Pour creuser son sillon dans les terres excavées, Terra Innova fait évoluer son champ d'action. L'entreprise de Vertou, près de Nantes (Loire-Atlantique), a décidé de se constituer un réseau de « sites d'aménagements paysagers », destinés à être régénérés par les apports de chantiers environnants. Autrement dit, au lieu de chercher a posteriori des terrains d'évacuation pour ses clients, Terra Innova dispose désormais de ses propres débouchés en amont, en l'occurrence des zones en attente de revitalisation agronomique et/ou écologique.

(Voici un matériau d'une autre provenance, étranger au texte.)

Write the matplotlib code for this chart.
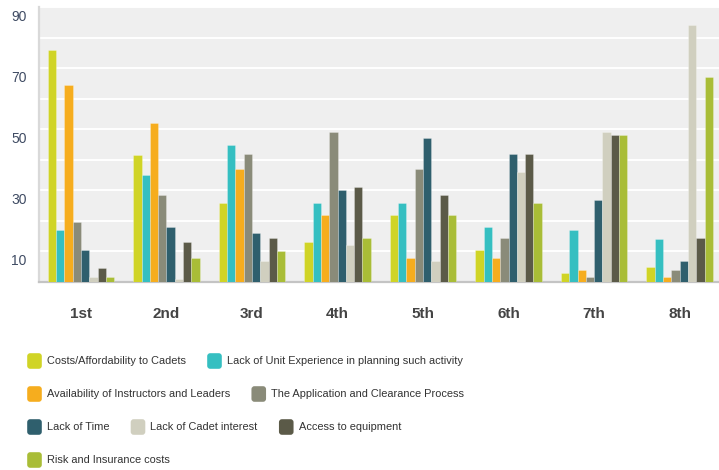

Avec ce renversement de logique, son fondateur Nathaniel Beaumal compte gagner en réactivité : « Nous savons à l'avance quelles qualités de matière nous pouvons prendre sur nos sites. Nous pouvons donc accepter les terres qu'on nous propose en deux semaines, contre deux à trois mois auparavant. » Cette accélération devrait aider Terra Innova à répondre aux promoteurs immobiliers. « En raison de leurs délais très courts, ils nous sollicitaient quelques semaines avant le début des chantiers. Résultat, ce marché nous échappait, car nous manquions de temps pour concevoir nos solutions », relate le dirigeant.
Erosion des sols. L'entreprise démarre sa nouvelle activité autour de cinq sites récepteurs, près de Toulouse (Haute-Garonne), Nantes (Loire-Atlantique), Lyon (Rhône) et Cergy (Val-d'Oise). Il ambitionne d'en avoir une quinzaine en 2028, dans sept à huit agglomérations, pour atteindre 15 M€ de chiffre d'affaires (contre environ 1 M€ aujourd'hui). Avec ce nouveau modèle, Nathaniel Beaumal promet aux chantiers « un coût équivalent à celui de la décharge, mais avec une forte plus-value écologique » : sur ses sites, la matière sera utilisée pour contrer l'érosion des sols et améliorer leur recharge en eau.
Autant d'enjeux qui ont séduit le Bureau de recherches géologiques et minières (BRGM). Ce service de l'Etat est entré au capital de Terra Innova à hauteur de 21 %, dans le cadre d'une levée de fonds de 1,5 M€ bouclée en décembre. « On ne doit plus considérer les terres excavées comme un déchet, mais les orienter vers le bon exutoire en fonction de leurs caractéristiques, justifie Frédéric Jory, directeur général de BRGM Invest. Un travail de longue haleine, car c'est un changement de paradigme pour les travaux publics », reconnaît-il. Il appelle d'ailleurs les grands donneurs d'ordres à y contribuer, à travers la définition d'objectifs de valorisation dans leurs cahiers des charges.